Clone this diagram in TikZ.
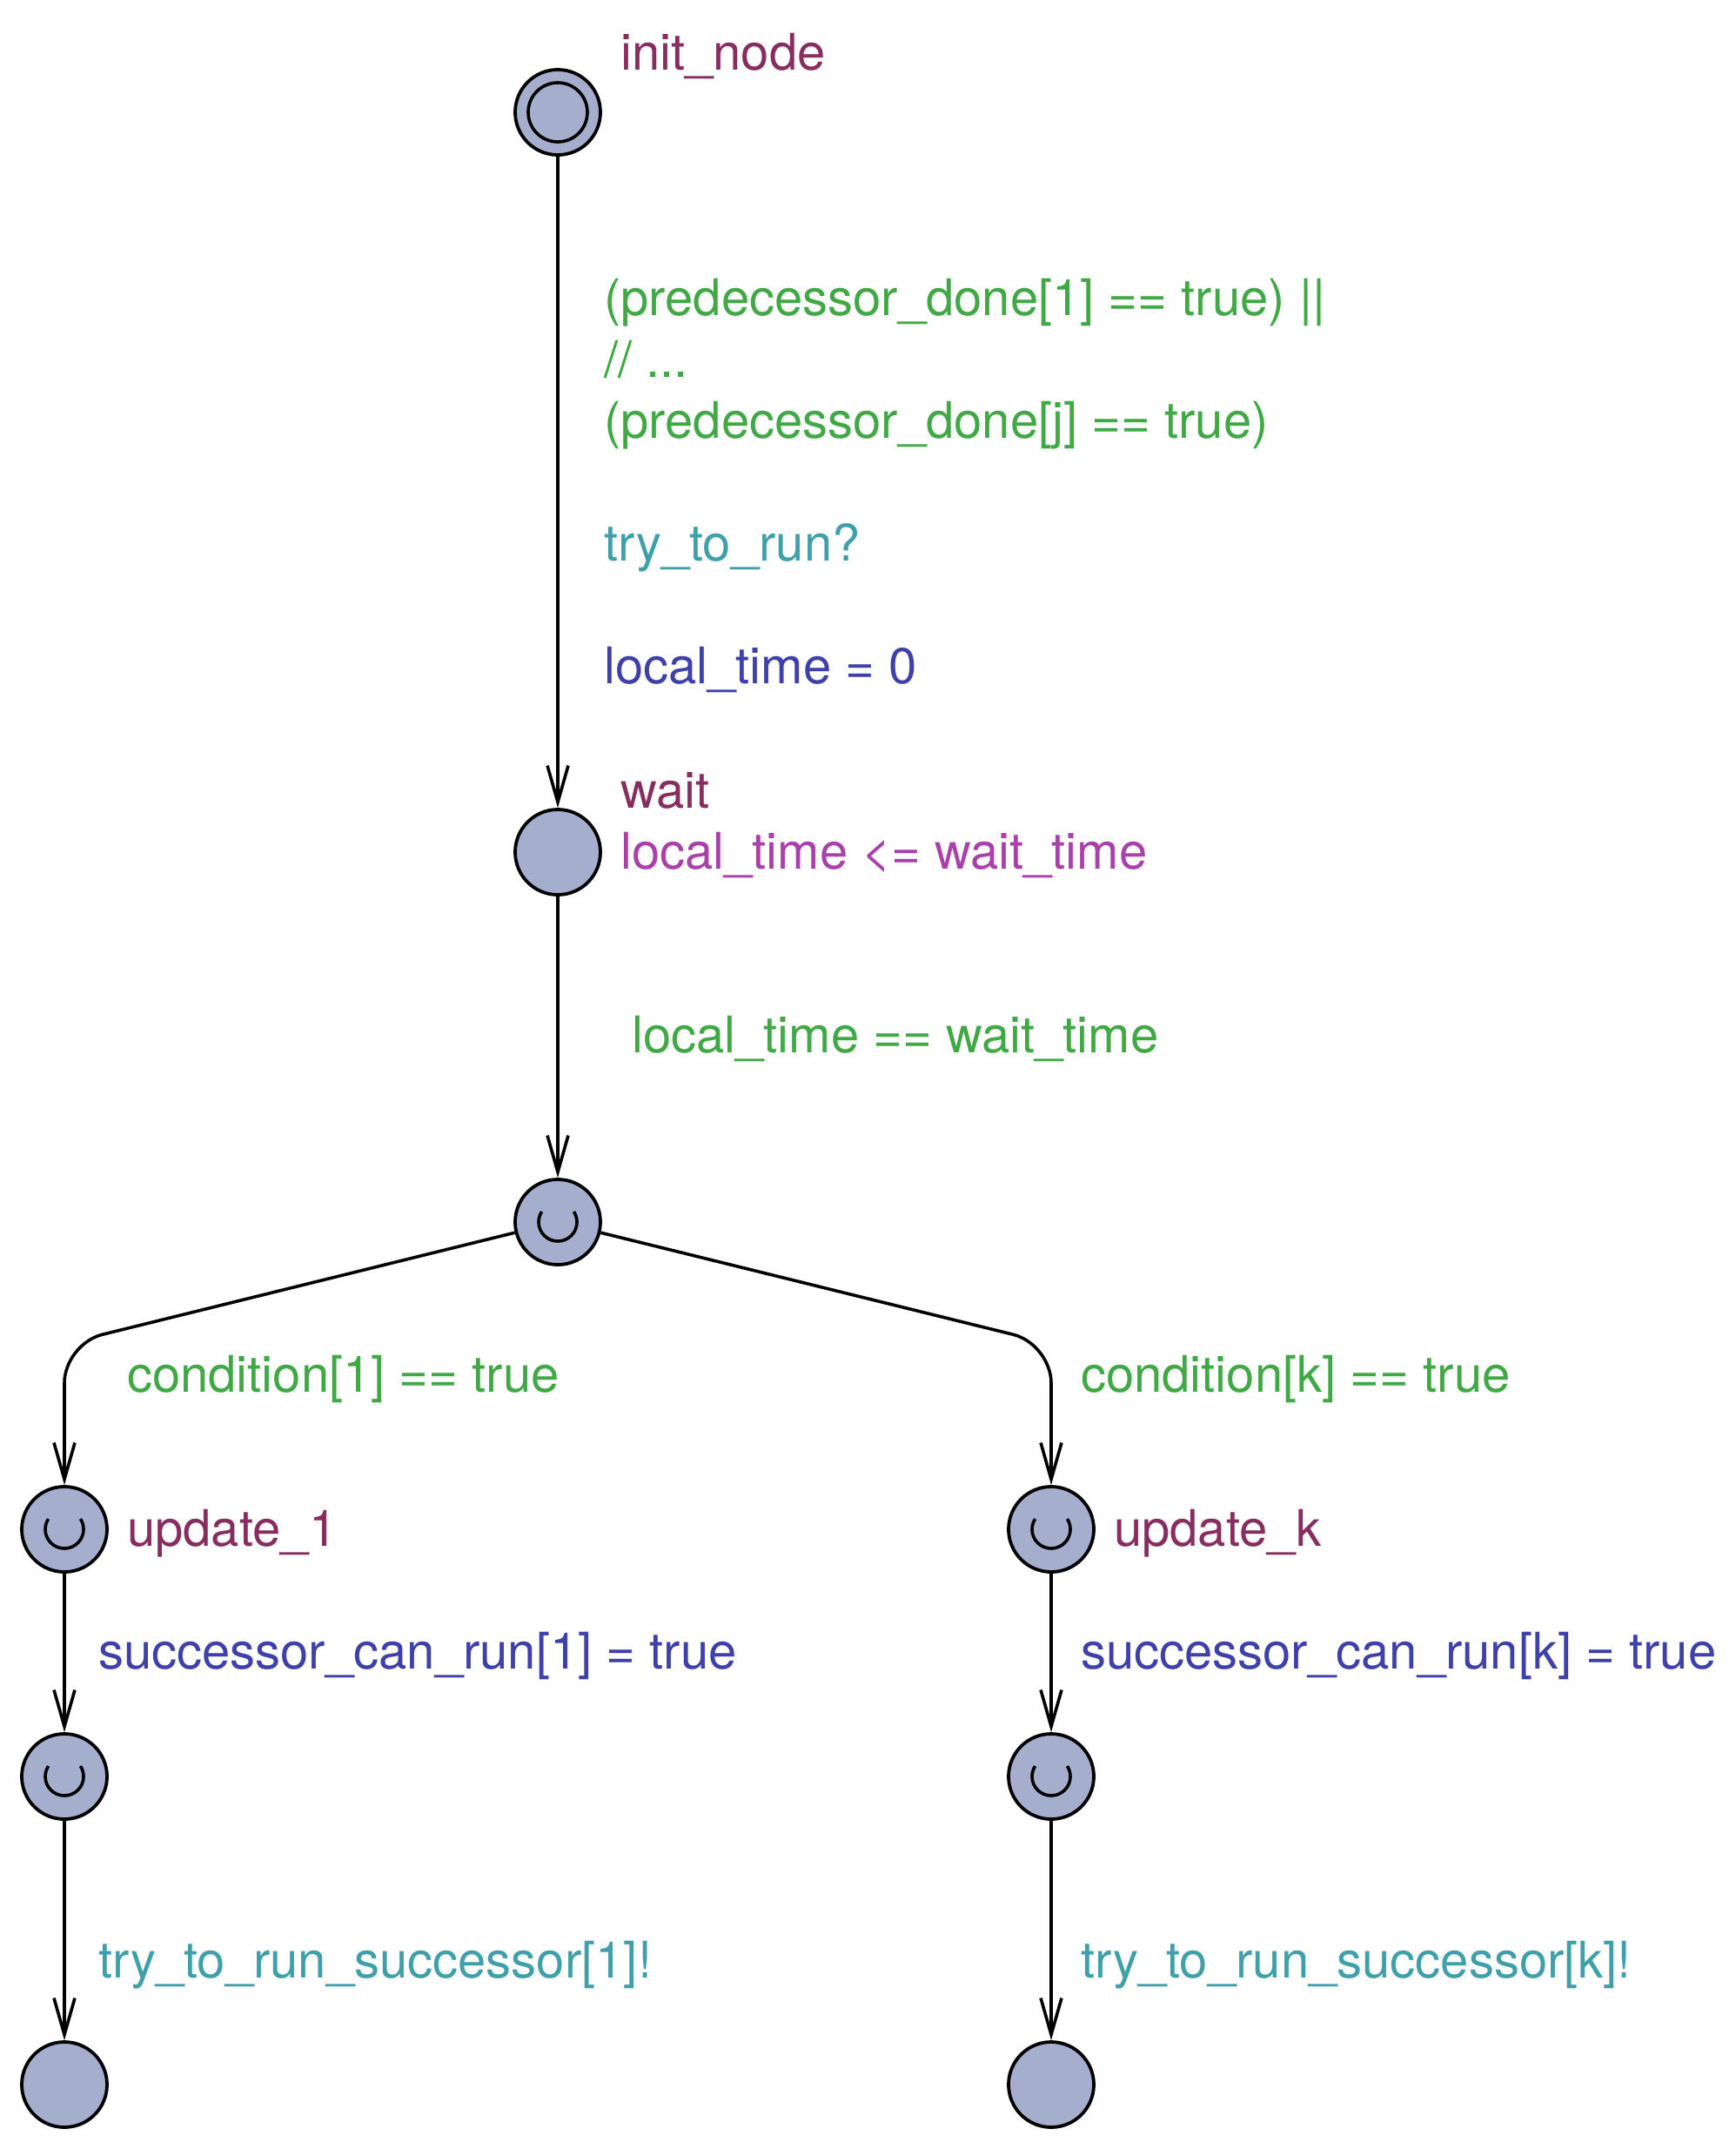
\documentclass[tikz,border=0pt]{standalone}
\usepackage{fontspec}
\setmainfont{TeX Gyre Heros}
\usetikzlibrary{arrows.meta}
\definecolor{locfill}{RGB}{165,175,205}
\definecolor{namecol}{RGB}{135,45,95}
\definecolor{guardcol}{RGB}{65,168,70}
\definecolor{synccol}{RGB}{64,160,170}
\definecolor{updcol}{RGB}{64,64,170}
\definecolor{invcol}{RGB}{170,64,170}
\begin{document}
\begin{tikzpicture}[x=1pt,y=-1pt,
  loc/.style={circle,draw=black,line width=3.8pt,fill=locfill,minimum size=98pt,inner sep=0pt},
  edge/.style={line width=3.6pt,-{Straight Barb[length=42pt,width=24pt,line width=3.6pt]}},
  lbl/.style={anchor=base west,inner sep=0pt,font=\fontsize{58}{70}\selectfont},
  namelbl/.style={lbl,text=namecol},
  guardlbl/.style={lbl,text=guardcol},
  synclbl/.style={lbl,text=synccol},
  updlbl/.style={lbl,text=updcol},
  invlbl/.style={lbl,text=invcol},
  commit/.style={line width=3.6pt},
]
\useasboundingbox (0,0) rectangle (1995,2469);

% locations
\node[loc] (init) at (641,129) {};
\draw[line width=3.6pt] (init.center) circle[radius=34];
\node[loc] (wait) at (641,979) {};
\node[loc] (mid)  at (641,1404) {};
\node[loc] (u1)   at (74,1757) {};
\node[loc] (uk)   at (1208,1757) {};
\node[loc] (s1)   at (74,2041) {};
\node[loc] (sk)   at (1208,2041) {};
\node[loc] (e1)   at (74,2395) {};
\node[loc] (ek)   at (1208,2395) {};

% committed markers
\foreach \n in {mid,u1,uk,s1,sk}
  \draw[commit] ([shift={(213:22)}]\n.center) arc[start angle=213,end angle=-33,radius=22];

% bend points of the branching edges
\coordinate (cl) at (74,1544);
\coordinate (cr) at (1208,1544);

% edges
\draw[edge] (init) -- (wait);
\draw[edge] (wait) -- (mid);
\draw[edge,rounded corners=45pt] (mid) -- (cl) -- (u1);
\draw[edge,rounded corners=45pt] (mid) -- (cr) -- (uk);
\draw[edge] (u1) -- (s1);
\draw[edge] (uk) -- (sk);
\draw[edge] (s1) -- (e1);
\draw[edge] (sk) -- (ek);

% location names and invariant
\node[namelbl] (ninit) at (713,80) {init\_node};
\node[namelbl] (nwait) at (713,928) {wait};
\node[invlbl]  (iwait) at (713,998) {local\_time <= wait\_time};
\node[namelbl] (nu1) at (146,1776) {update\_1};
\node[namelbl] (nuk) at (1280,1776) {update\_k};

% edge labels
\node[guardlbl] (g1a) at (694,362) {(predecessor\_done[1] == true) ||};
\node[guardlbl] (g1b) at (694,433) {// ...};
\node[guardlbl] (g1c) at (694,503) {(predecessor\_done[j] == true)};
\node[synclbl]  (y1)  at (694,644) {try\_to\_run?};
\node[updlbl]   (a1)  at (694,785) {local\_time = 0};
\node[guardlbl] (g2)  at (726,1209) {local\_time == wait\_time};
\node[guardlbl] (gl)  at (146,1599) {condition[1] == true};
\node[guardlbl] (gr)  at (1242,1599) {condition[k] == true};
\node[updlbl]   (al)  at (113,1917) {successor\_can\_run[1] = true};
\node[updlbl]   (ar)  at (1242,1917) {successor\_can\_run[k] = true};
\node[synclbl]  (yl)  at (113,2272) {try\_to\_run\_successor[1]!};
\node[synclbl]  (yr)  at (1242,2272) {try\_to\_run\_successor[k]!};
\end{tikzpicture}
\end{document}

..............................

- PROBLEM STATEMENT: Write out, word for word, the lines from the start of the data through the one holding "(0,0) rectangle (1995,2469);". Omit pictures.

- SOLUTION FOR THIS EXERCISE:
Clone this diagram in TikZ.
\documentclass[tikz,border=0pt]{standalone}
\usepackage{fontspec}
\setmainfont{TeX Gyre Heros}
\usetikzlibrary{arrows.meta}
\definecolor{locfill}{RGB}{165,175,205}
\definecolor{namecol}{RGB}{135,45,95}
\definecolor{guardcol}{RGB}{65,168,70}
\definecolor{synccol}{RGB}{64,160,170}
\definecolor{updcol}{RGB}{64,64,170}
\definecolor{invcol}{RGB}{170,64,170}
\begin{document}
\begin{tikzpicture}[x=1pt,y=-1pt,
  loc/.style={circle,draw=black,line width=3.8pt,fill=locfill,minimum size=98pt,inner sep=0pt},
  edge/.style={line width=3.6pt,-{Straight Barb[length=42pt,width=24pt,line width=3.6pt]}},
  lbl/.style={anchor=base west,inner sep=0pt,font=\fontsize{58}{70}\selectfont},
  namelbl/.style={lbl,text=namecol},
  guardlbl/.style={lbl,text=guardcol},
  synclbl/.style={lbl,text=synccol},
  updlbl/.style={lbl,text=updcol},
  invlbl/.style={lbl,text=invcol},
  commit/.style={line width=3.6pt},
]
\useasboundingbox (0,0) rectangle (1995,2469);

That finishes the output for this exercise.